A study has shown how molecular imaging can help determine the cause of hypertrophic cardiomyopathy (HCM), a cardiovascular disorder that causes a thickening of the heart muscle, and provide an effective treatment.
The study on hypertrophic cardiomyopathy (HCM) is proving that the effects of a genetic mutation may be an important key to understanding the disease.
Also in a related study, a treatment called alcohol septal ablation is being revealed as an effective treatment for severe cases of HCM.
"These studies show that molecular imaging has great potential for clinical use in the field of cardiology," Stefan Timmer, MD, Free University Medical Centre, Amsterdam, The Netherlands, said.

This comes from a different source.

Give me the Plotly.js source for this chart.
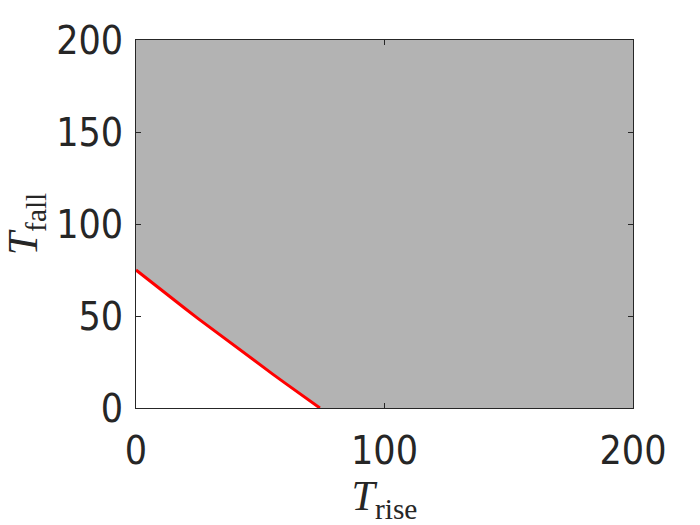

"HCM is usually asymptomatic, and one of the first symptoms is acute death due to arrhythmia, which demonstrates how essential it is to detect this disease.
"We used molecular imaging to gauge the heart's efficiency in subjects with a pathogenic mutation linked to HCM. Unexpectedly, we found that carriers of the mutation already have a less efficient heart despite the absence of any symptoms.
"In addition, the research provides a suggestion why a frequently used therapy, alcohol septal ablation, is an effective treatment for symptomatic patients who remain symptomatic despite optimal medical treatment," he added.
The study was presented at SNM's 58th Annual Meeting.